Market analysts are becoming increasingly concerned about current levels of margin debt, the Wall Street Journal reports. These loans that use stocks as collateral tend to accelerate market downturns, since borrowers typically are forced to sell when share prices fall. In the U.S., margin debt is at more than three times the level recorded before the 2008 financial crisis began, and is even greater than its peak in 2000 before the dotcom crash, according to research released last week from the Bank for International Settlements (BIS), the Journal indicates.
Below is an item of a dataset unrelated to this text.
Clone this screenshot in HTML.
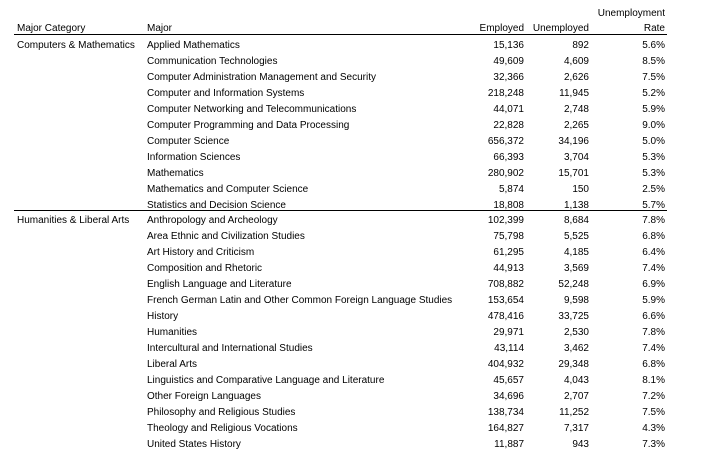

The S&P 500 Index (SPX) has risen from its low of 667 on March 9, 2009 to just shy of 2,500 at Monday's open, a stunning increase of 275%. The Dow Jones Industrial Average (DJIA) has advanced an equally breathtaking 246% from its low of 6,443 on March 6, 2009 to Monday's opening value of 22,320.
Rising Tide of Debt
The value of margin debt relative to total stock market capitalization in the U.S. has been fairly constant at about 2.12% during the last four years, per BIS data cited by the Journal. The BIS is a financial institution based in Switzerland, promoting cooperation among central banks around the globe, and often described as the central bank for central banks.
However, the recent stability in this ratio can be deceptive. The absolute value of margin debt carried by investors in the U.S. has risen sharply over the past six years, from $8 billion in November 2011 to $256 billion in July 2017, according to the same sources. Soaring share prices have kept the ratio down, masking the explosion of lending. By contrast, the peak before the financial crisis of 2008 was $79 billion in June 2007. During the dotcom bubble, margin debt topped out at $214 billion in March 2000.
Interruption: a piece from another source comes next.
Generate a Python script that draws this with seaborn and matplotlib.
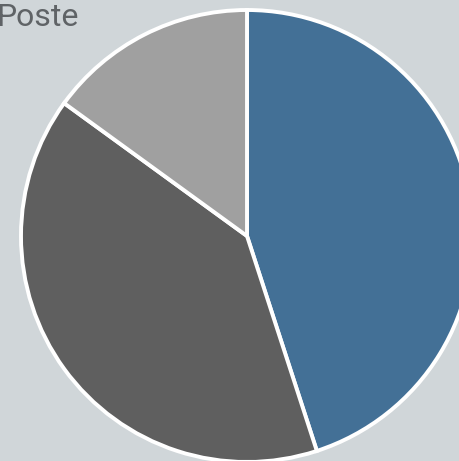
import matplotlib
matplotlib.use("Agg")
import matplotlib.pyplot as plt
import seaborn as sns

sns.set_style("white")
plt.rcParams['font.family'] = ['Roboto', 'DejaVu Sans']

# data
labels = ['A', 'B', 'C']
values = [45, 40, 15]
colors = ['#437096', '#5f5f5f', '#a0a0a0']
bg = '#d0d6d9'

fig = plt.figure(figsize=(4.59, 4.61), dpi=100, facecolor=bg)
ax = fig.add_axes([0, 0, 1, 1])
ax.set_facecolor(bg)

ax.pie(values, colors=colors, startangle=90, counterclock=False,
       radius=1, wedgeprops=dict(edgecolor='white', linewidth=2.8))

# pie centre sits at (247, 236) px with a 226 px radius
r = 226
ax.set_aspect('auto')
ax.set_xlim(-247 / r, (459 - 247) / r)
ax.set_ylim(-(461 - 236) / r, 236 / r)
ax.axis('off')

fig.text(-4 / 459, 1 - 26 / 461, 'Poste', fontsize=23, color='#5f6366',
         ha='left', va='baseline')

fig.savefig('out.png', dpi=100, facecolor=bg)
Additionally, the current value of the ratio is above its previous high of 2.05% recorded during the dotcom bubble. This is yet another indicator of unduly frothy markets to bearish analysts. (For more, see also: Stocks Face "Nasty Shock" From Fed-Created Bubble.)
When the price of shares securing a margin loan drops, that may precipitate a margin call. This is a demand for the deposit of additional securities or cash, to bring the value of the collateral up to the required percentage of the loan amount. Frequently, a margin call forces a highly leveraged investor to sell the shares acquired with the loan.
In a general market pullback that sparks widespread margin selling, further downward pressure is exerted on share prices. This creates a vicious circle that magnifies the market decline. Meanwhile, historically high levels of indebtedness in general, not just margin loans, are major concerns for several bearish market gurus. (For more, see also: Bear Market Ahead: What 5 Big Investors Forecast.)
In October 2007, the S&P 500 reached a value of 1,565 and the Dow 30 hit 14,918. From these pre-crisis highs, both of these indices shed 57% on the way down to their lows in March 2009. Another worrisome fact to ponder, per the IBS data presented by the Journal: the markets tumbled in 2008 and 2009 despite the fact that the sum of free credit balances in margin accounts and credit balances in cash accounts exceeded the value of margin loans during this period, meaning that there was no net margin indebtedness hanging over the markets at that time. Today's situation is all the more precarious, with the major market indices at all-time highs, and propped up by highly-levered investors.